The DPJ pushes on all fronts

In the midst of chaos in the LDP, the DPJ has been working to press its advantage on all fronts in anticipation of an early election for the House of Representatives. At the grass roots, the party leadership has directed young members to return to their districts to campaign — and bear the message of the need for a quick general election, regardless of who the next prime minister is. Mr. Ozawa has in fact signaled that in mid-October he is set to undertake another trip around the country, ostensibly to thank voters in rural prefectures for their support in the Upper House election but also to bolster the DPJ’s support in advance of another election upon which Mr. Ozawa is “staking his political life.”

Meanwhile, on the legislative front, the DPJ made clear in Upper House budget hearings this week that it intends to trim the pork from the budget, while bureaucrats signaled that they would perform the necessary nemawashi with the DPJ, working with DPJ legislators to formulate the budget and related policies. (It’s not like the ministries have much of a choice.)
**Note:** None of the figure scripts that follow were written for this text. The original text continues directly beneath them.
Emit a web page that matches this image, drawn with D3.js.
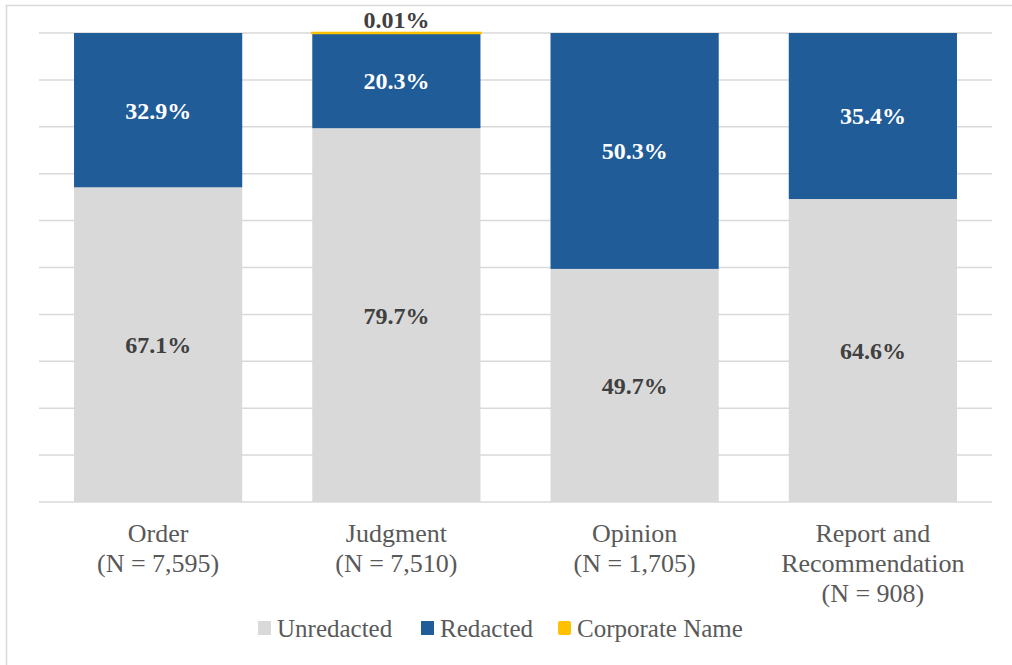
<!DOCTYPE html>
<html lang="en">
<head>
<meta charset="UTF-8">
<title>Redaction by document type</title>
<script src="https://cdn.jsdelivr.net/npm/d3@7"></script>
<style>
	body { margin: 0; background: #fff; }
</style>
</head>
<body>
<div id="chart"></div>
<script>
// data (percent of documents)
var categories = ["Order", "Judgment", "Opinion", "Report and Recommendation"];
var catLines = [["Order", "(N = 7,595)"], ["Judgment", "(N = 7,510)"], ["Opinion", "(N = 1,705)"], ["Report and", "Recommendation", "(N = 908)"]];
var seriesNames = ["Unredacted", "Redacted", "Corporate Name"];
var unredacted = [67.1, 79.7, 49.7, 64.6];
var redacted = [32.9, 20.3, 50.3, 35.4];
var corporate = [0, 0.01, 0, 0];
var yTicks = [0, 10, 20, 30, 40, 50, 60, 70, 80, 90, 100];

var colors = ["#d9d9d9", "#1f5c98", "#ffc000"];
var labelColors = ["#404040", "#ffffff", "#404040"];
var serif = "'Liberation Serif', 'Times New Roman', Times, serif";

var W = 1012, H = 665;
var svg = d3.select("#chart").append("svg")
	.attr("width", W).attr("height", H)
	.style("font-family", serif);

// outer frame
svg.append("rect")
	.attr("x", 6.5).attr("y", 5.5)
	.attr("width", W).attr("height", H)
	.attr("fill", "#fff").attr("stroke", "#d9d9d9").attr("stroke-width", 1.5);

var x = d3.scaleBand()
	.domain(categories)
	.range([39, 992])
	.paddingInner(0.294)
	.paddingOuter(0.147);

var y = d3.scaleLinear()
	.domain([0, 100])
	.range([502, 33]);

// gridlines
svg.append("g").selectAll("line")
	.data(yTicks)
	.enter().append("line")
	.attr("x1", 39).attr("x2", 992)
	.attr("y1", function(d){ return y(d); })
	.attr("y2", function(d){ return y(d); })
	.attr("stroke", "#d9d9d9").attr("stroke-width", 1.5);

var rows = categories.map(function(c, i){
	return { cat: c, s0: unredacted[i], s1: redacted[i], s2: corporate[i] };
});
var stack = d3.stack().keys(["s0", "s1", "s2"]);
var layers = stack(rows);

var g = svg.append("g");
layers.forEach(function(layer, k){
	g.selectAll(".bar" + k)
		.data(layer.filter(function(d){ return d[1] - d[0] > 0; }))
		.enter().append("rect")
		.attr("x", function(d){ return x(d.data.cat); })
		.attr("y", function(d){ return y(d[1]); })
		.attr("width", x.bandwidth())
		.attr("height", function(d){ return y(d[0]) - y(d[1]); })
		.attr("fill", colors[k])
		.attr("stroke", k == 2 ? colors[k] : "none")
		.attr("stroke-width", k == 2 ? 2.5 : 0);
});

// data labels
layers.forEach(function(layer, k){
	g.selectAll(".lab" + k)
		.data(layer.filter(function(d){ return d[1] - d[0] > 0; }))
		.enter().append("text")
		.attr("x", function(d){ return x(d.data.cat) + x.bandwidth() / 2; })
		.attr("y", function(d){
			if (k == 2) return y(d[1]) - 13;
			return y((d[0] + d[1]) / 2);
		})
		.attr("dy", "0.35em")
		.attr("text-anchor", "middle")
		.attr("font-size", 24)
		.attr("font-weight", "bold")
		.attr("fill", labelColors[k])
		.text(function(d){
			var v = d[1] - d[0];
			return k == 2 ? v.toFixed(2) + "%" : v.toFixed(1) + "%";
		});
});

// category labels
var xl = svg.append("g");
categories.forEach(function(c, i){
	var t = xl.append("text")
		.attr("x", x(c) + x.bandwidth() / 2)
		.attr("y", 542)
		.attr("text-anchor", "middle")
		.attr("font-size", 26)
		.attr("fill", "#595959");
	catLines[i].forEach(function(line, j){
		t.append("tspan")
			.attr("x", x(c) + x.bandwidth() / 2)
			.attr("dy", j == 0 ? 0 : 30)
			.text(line);
	});
});

// legend
var legendX = [258, 421, 558];
var leg = svg.append("g");
seriesNames.forEach(function(name, i){
	leg.append("rect")
		.attr("x", legendX[i]).attr("y", 621)
		.attr("width", 13).attr("height", 14)
		.attr("rx", i == 2 ? 2 : 0)
		.attr("fill", colors[i]);
	leg.append("text")
		.attr("x", legendX[i] + 19).attr("y", 637)
		.attr("font-size", 25)
		.attr("fill", "#595959")
		.text(name);
});
</script>
</body>
</html>
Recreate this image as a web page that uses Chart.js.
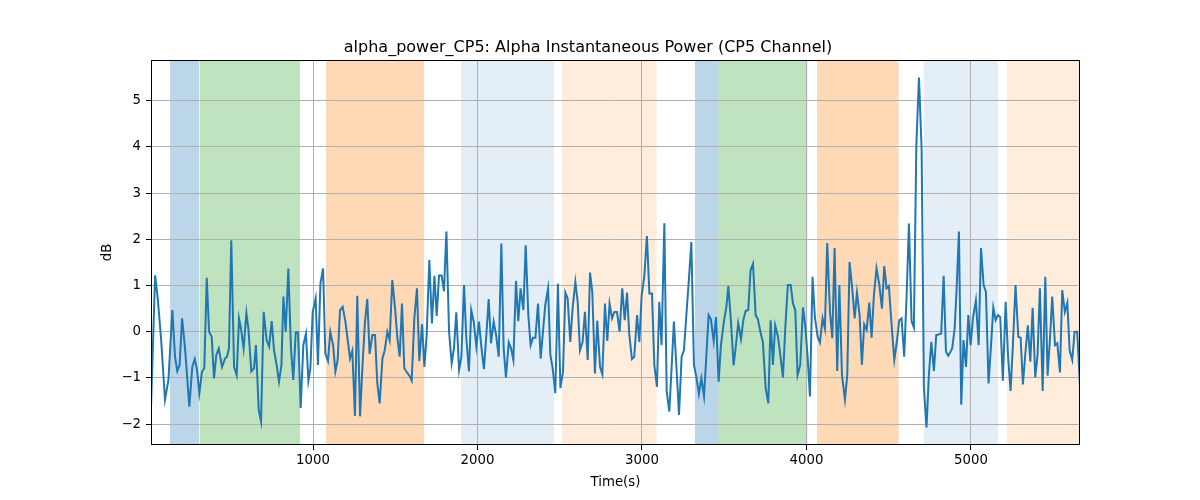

Finally, on the foreign policy front, the DPJ has dismissed the UNSC resolution that included a line thanking Japan for its support in the Indian Ocean, with Mr. Hatoyama once again condemning the government’s lobbying for the expression of thanks as “deplorable” and “shameful.”

At the same time, Sankei‘s Komori Yoshihisa has responded to the DPJ’s “UN-centered foreign policy” with a broadside that asks whether the “UN can defend Japan” or “prevent war.” Now, I don’t disagree. In fact, I’ve criticized the DPJ for the same — a UN-centered security policy is not a security policy, it is the absence of a security policy. But should the alternative be remaining dependent on the US? Komori’s own basis for criticizing the UN is the lack of support Japan has received from the UN on the abductions issue. Fine, but the US hasn’t exactly been sticking its neck out on the issue either. In other words, Japan’s foreign policy should not and dare I say will not be all or nothing at all. It should use the UN when it suits its purposes, it should maintain a healthy relationship with the US (in which Japan is free to disagree with the US without fearing for its security), and it should develop a panoply of relationships within the region to maximize its flexibility as an actor in the Asia-Pacific. It is useless to spend one’s energy tearing down the UN — or, for that matter, the US-Japan alliance. As an increasingly middling power in a region of giants, Japan will be best served by expanding its options, which will mean embracing any and every tool and mechanism that enables Japan to wield influence in the region and globally. (And given that the region will not be neatly divided along clear battle lines, this approach is well suited to Asia in the twenty-first century.)

I think the DPJ is groping in the direction of a Japanese foreign policy that would follow these lines; it just needs to do a better job articulating it.